Бодлер - страница 32
С каждым письмом сына растерянность Каролины лишь увеличивалась. Не приходило от него ни одного письма, где бы он не просил денег. Доведенная до отчаяния, она в конце концов согласилась с мужем и Альфонсом: в интересах самого Шарля надо учредить для него опекунский совет. По закону именно мать должна была подать в суд просьбу, после чего семейный совет лишь высказал бы свое мнение. Скрепя сердце она поручила своему адвокату, мэтру Легра, составить документ, который 31 июля 1844 года и был передан судьям. В нем перечислялись проступки господина Шарля Бодлера и безрассудные расходы, совершенные им после вступления в права наследования. В последнем пункте документа говорилось, что «в этих условиях, когда половина состояния ее сына оказалась растрачена, привычки расходовать все больше и больше укореняются при упорном нежелании заняться полезной деятельностью, заявительница [г-жа Опик] полагает, что в ближайшее время избежать новых растрат и полного разорения ее упомянутого сына, можно лишь прибегнув к помощи правосудия путем назначения опекунского совета, без разрешения которого отныне он не сможет предпринять никаких действий, вовлекающих в расход его имущество».
Судебная процедура началась незамедлительно, и 10 августа 1844 года суд в первой инстанции пришел к выводу, что необходимо созвать семейный совет. 24 августа совет единогласно поддержал просьбу г-жи Опик: ее сына упрекали в неоправданных тратах. После обсуждения чиновник предложил заинтересованному лицу явиться 27 августа во Дворец правосудия, дабы выступить в свою защиту. Бодлер отказался туда идти.

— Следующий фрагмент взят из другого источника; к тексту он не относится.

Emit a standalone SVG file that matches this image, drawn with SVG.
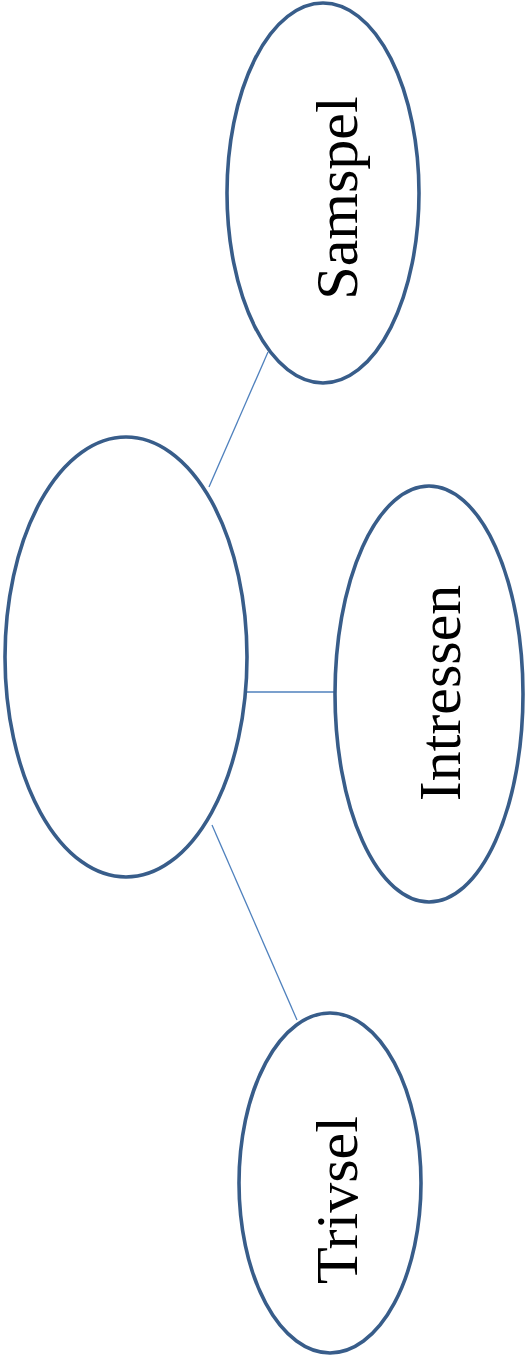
<svg xmlns="http://www.w3.org/2000/svg" width="530" height="1357" viewBox="0 0 530 1357">
<style>
.node{fill:#ffffff;stroke:#385D8A;stroke-width:3.6}
.edge{stroke:#4F81BD;stroke-width:1.3;fill:none}
.lbl{font-family:"Liberation Serif","Times New Roman",serif;font-size:60px;fill:#000000;text-anchor:middle}
</style>
<rect width="530" height="1357" fill="#ffffff"/>
<g id="connectors">
<line class="edge" x1="268" y1="352" x2="209" y2="487"/>
<line class="edge" x1="247" y1="692" x2="334" y2="692"/>
<line class="edge" x1="212" y1="825" x2="297" y2="1020"/>
</g>
<g id="center">
<ellipse class="node" cx="126" cy="657" rx="121" ry="220"/>
</g>
<g id="samspel">
<ellipse class="node" cx="323" cy="193" rx="96" ry="190"/>
<text class="lbl" transform="translate(357,198) rotate(-90)">Samspel</text>
</g>
<g id="intressen">
<ellipse class="node" cx="429" cy="694" rx="94" ry="208"/>
<text class="lbl" transform="translate(460,693) rotate(-90)">Intressen</text>
</g>
<g id="trivsel">
<ellipse class="node" cx="330" cy="1183" rx="91" ry="170"/>
<text class="lbl" transform="translate(357,1200) rotate(-90)">Trivsel</text>
</g>
</svg>
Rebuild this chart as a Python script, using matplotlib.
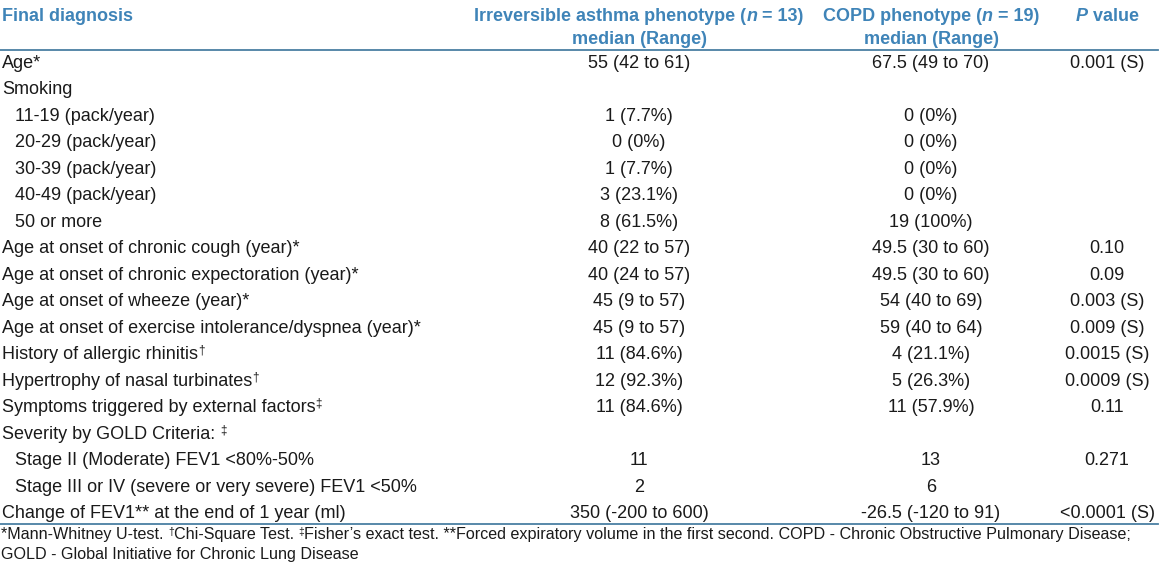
import matplotlib
matplotlib.use("Agg")
import matplotlib.pyplot as plt

plt.rcParams['font.family'] = ['Liberation Sans', 'DejaVu Sans']

# ---- data ----
header_col0 = "Final diagnosis"
header_col1 = [("Irreversible asthma phenotype (", "normal"), ("n", "italic"), (" = 13)", "normal")]
header_col1b = "median (Range)"
header_col2 = [("COPD phenotype (", "normal"), ("n", "italic"), (" = 19)", "normal")]
header_col2b = "median (Range)"
header_col3 = [("P", "italic"), (" value", "normal")]

labels = [
    "Age*", "Smoking", "11-19 (pack/year)", "20-29 (pack/year)", "30-39 (pack/year)",
    "40-49 (pack/year)", "50 or more", "Age at onset of chronic cough (year)*",
    "Age at onset of chronic expectoration (year)*", "Age at onset of wheeze (year)*",
    "Age at onset of exercise intolerance/dyspnea (year)*", "History of allergic rhinitis",
    "Hypertrophy of nasal turbinates", "Symptoms triggered by external factors",
    "Severity by GOLD Criteria: ", "Stage II (Moderate) FEV1 <80%-50%",
    "Stage III or IV (severe or very severe) FEV1 <50%",
    "Change of FEV1** at the end of 1 year (ml)",
]
label_marks = ["", "", "", "", "", "", "", "", "", "", "", "\u2020", "\u2020", "\u2021",
               "\u2021", "", "", ""]
label_level = [0, 0, 1, 1, 1, 1, 1, 0, 0, 0, 0, 0, 0, 0, 0, 1, 1, 0]
col_asthma = ["55 (42 to 61)", "", "1 (7.7%)", "0 (0%)", "1 (7.7%)", "3 (23.1%)",
              "8 (61.5%)", "40 (22 to 57)", "40 (24 to 57)", "45 (9 to 57)",
              "45 (9 to 57)", "11 (84.6%)", "12 (92.3%)", "11 (84.6%)", "", "11", "2",
              "350 (-200 to 600)"]
col_copd = ["67.5 (49 to 70)", "", "0 (0%)", "0 (0%)", "0 (0%)", "0 (0%)", "19 (100%)",
            "49.5 (30 to 60)", "49.5 (30 to 60)", "54 (40 to 69)", "59 (40 to 64)",
            "4 (21.1%)", "5 (26.3%)", "11 (57.9%)", "", "13", "6", "-26.5 (-120 to 91)"]
col_p = ["0.001 (S)", "", "", "", "", "", "", "0.10", "0.09", "0.003 (S)", "0.009 (S)",
         "0.0015 (S)", "0.0009 (S)", "0.11", "", "0.271", "", "<0.0001 (S)"]
footnote1 = [("*Mann-Whitney U-test. ", False), ("\u2020", True), ("Chi-Square Test. ", False),
             ("\u2021", True),
             ("Fisher\u2019s exact test. **Forced expiratory volume in the first second. "
              "COPD - Chronic Obstructive Pulmonary Disease;", False)]
footnote2 = "GOLD - Global Initiative for Chronic Lung Disease"

# ---- style ----
W, H = 1159, 567
BLUE = '#3f84b8'
RULE = '#4a7fa3'
TXT = '#1a1a1a'
FS = 13
FN = 11.6

fig = plt.figure(figsize=(W / 100, H / 100), dpi=100)
ax = fig.add_axes([0, 0, 1, 1])
ax.set_xlim(0, W)
ax.set_ylim(H, 0)
ax.axis('off')
renderer = fig.canvas.get_renderer()


def runs(x, y, parts, ha='left', color=TXT):
    """parts: list of (text, kwargs, dy). Draw sequentially; return end x."""
    items = []
    total = 0
    for text, kw, dy in parts:
        t = ax.text(0, 0, text, va='baseline', ha='left', color=color, **kw)
        w = t.get_window_extent(renderer).width
        items.append((t, w, dy))
        total += w
    if ha == 'center':
        x = x - total / 2
    for t, w, dy in items:
        t.set_position((x, y - dy))
        x += w
    return x


cx = [639, 931, 1107]

# header
ax.text(2, 21, header_col0, fontsize=FS, fontweight='bold', color=BLUE, va='baseline')
for c, parts in zip(cx, [header_col1, header_col2, header_col3]):
    runs(c, 21, [(t, dict(fontsize=FS, fontweight='bold', fontstyle=s), 0) for t, s in parts],
         ha='center', color=BLUE)
for c, t in zip(cx[:2], [header_col1b, header_col2b]):
    ax.text(c, 44.5, t, fontsize=FS, fontweight='bold', color=BLUE, va='baseline', ha='center')

ax.plot([0, 1158], [50, 50], color=RULE, lw=1.3)

# body
y0, dy = 68, 26.47
for i, lab in enumerate(labels):
    y = y0 + dy * i
    x = 2 if label_level[i] == 0 else 15
    parts = [(lab, dict(fontsize=FS), 0)]
    if label_marks[i]:
        parts.append((label_marks[i], dict(fontsize=8.5), 5.5))
    runs(x, y, parts)
    for c, v in zip(cx, [col_asthma[i], col_copd[i], col_p[i]]):
        if v:
            ax.text(c, y, v, fontsize=FS, color=TXT, va='baseline', ha='center')

ax.plot([0, 1158], [524, 524], color=RULE, lw=1.3)

# footnotes
runs(1, 539.5, [(t, dict(fontsize=7.5 if sup else FN), 5 if sup else 0) for t, sup in footnote1])
ax.text(1, 559, footnote2, fontsize=FN, color=TXT, va='baseline')

fig.savefig('out.png', dpi=100, facecolor='white')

Конечно, его неоднократно предупреждали, что, безрассудно транжиря деньги, он добьется, в конце концов, назначения опекунского совета. Но он не верил, что мать окажется настолько жестокой и приведет эту угрозу в действие. После визита судебного пристава Шарль несколько дней не мог прийти в себя. Это было для него словно удар дубиной по голове. Затем, в порыве отчаяния от обиды и стыда, он написал Каролине «по секрету»: «Чтобы я проглотил пилюлю, вы постоянно повторяете, что происшедшее — совершенно естественный шаг и не несет в себе ничего позорного. Это возможно, и я в это верю. Но, по правде говоря, какое мне дело, что это действительно так для большинства людей, если для меня это нечто совершенно иное. Ты мне сказала, что рассматриваешь мои гнев и огорчение как вещи преходящие, ты думаешь, что причиняешь мне детское „бо-бо“ лишь для моего же блага. Но пойми же простую вещь, которую ты, по-видимому, до сих пор не принимаешь во внимание: к моему несчастью, я действительно устроен не так, как все. То, что ты рассматриваешь как необходимость и временную боль, я не могу, не могу вынести. Это очень просто объяснить. Когда мы одни, ты можешь относиться ко мне как хочешь, но я решительно отвергаю всякое покушение на мою свободу. Разве не жестоко подвергать меня судилищу нескольких человек, которые меня не знают и для которых это — скучная обязанность? Между нами говоря, кто может похвастать, будто знает меня, знает, куда я хочу пойти, что хочу делать и каков запас моего терпения? Я искренне верю, что ты делаешь большую ошибку. Говорю я это тебе с холодом в душе, потому что вижу, что ты осуждаешь меня, и уверен, что слушать меня ты не будешь, но ты должна знать — ты сознательно и по собственной воле причиняешь мне огромное горе, не представляя всей его тяжести».
Дальше он выражал сожаление, что этот шаг, столь оскорбительный для него, был сделан именно в тот момент, когда он вот-вот должен закончить первую свою работу, которая, как он надеялся, принесет ему всеобщее признание и деньги: «Именно этот момент ты и выбрала, чтобы переломать мне руки и ноги». Он снова и снова взывал к величию души своей матери, уверяющей, будто понимает его и, не задумываясь, унижающей сына перед всеми: «Ты говоришь, что тобой руководили забота и постоянная тревога. Ты хочешь сохранить для меня то, что у меня есть, причем вопреки мне. Но я никогда и не собирался растратить все сразу. Я готов предоставить тебе все средства ограничивать меня. За исключением одного, но именно это средство ты и выбрала […] Ты выбрала способ, наиболее противный моей натуре: посторонние люди, судьи, нотариусы — к чему все это? […] Я убедительно повторяю тебе мои просьбы. Я уверен, что ты ошибаешься, но в конце концов — если я плохо тебе объяснил, насколько было бы приятнее и разумнее договориться обо всем полюбовно — делай что хочешь, и будь что будет».